Francisco De Goya (i) - Oil (i) - Romanticism (i)

Fight with Cudgels (Spanish: Riña a garrotazos or Duelo a garrotazos), called The Strangers or Cowherds in the inventories, is the name given to a painting by Spanish artist Francisco Goya, now in the Museo del Prado, Madrid. One of the series of Black Paintings Goya painted directly onto the walls of his house sometime between 1820 and 1823, it depicts two men fighting one another with cudgels, as they seem to be trapped knee-deep in a quagmire of mud or sand.

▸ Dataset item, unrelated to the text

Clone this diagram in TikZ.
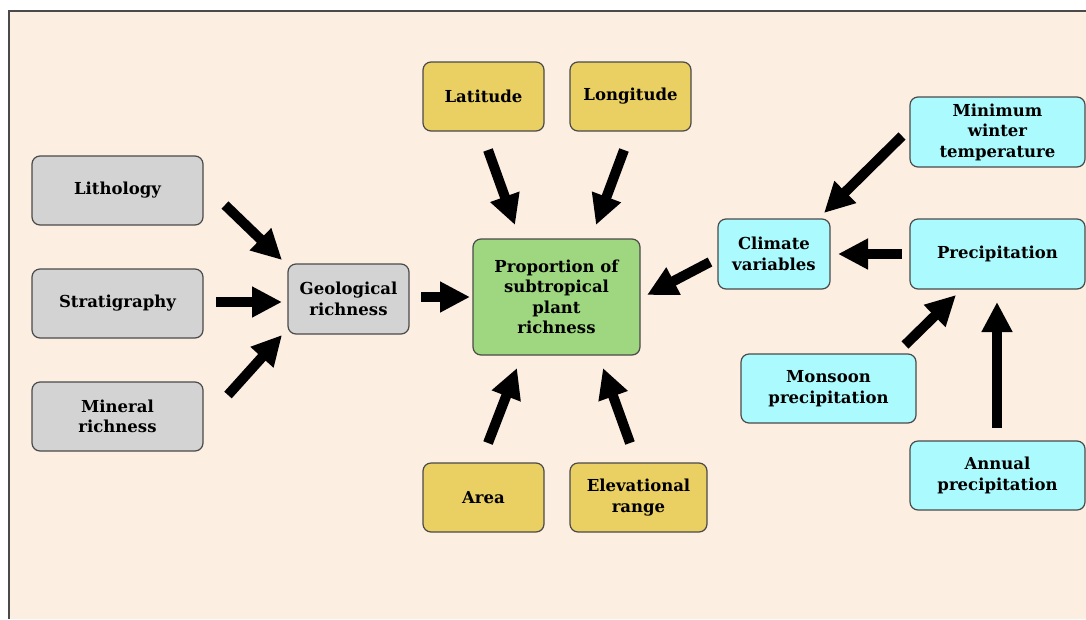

According to Francisco-Xavier de Salas Bosch, Goya may have been referencing an allegory (number 75) that appears in the work by Diego de Saavedra Fajardo, the emblem book Empresas Políticos, Idea de un príncipe político cristiano, which contained a hundred short essays on the education of a prince. The allegory referred to the Greek myth of Cadmus and the dragon's teeth. By the instructions of Athena, Cadmus sowed the dragon's teeth in the ground, from which there sprang a race of fierce armed men, called Spartes ("sown"). By throwing a stone among them, Cadmus caused them to fall upon one another until only five survived, who assisted him to build the Cadmea or citadel of Thebes.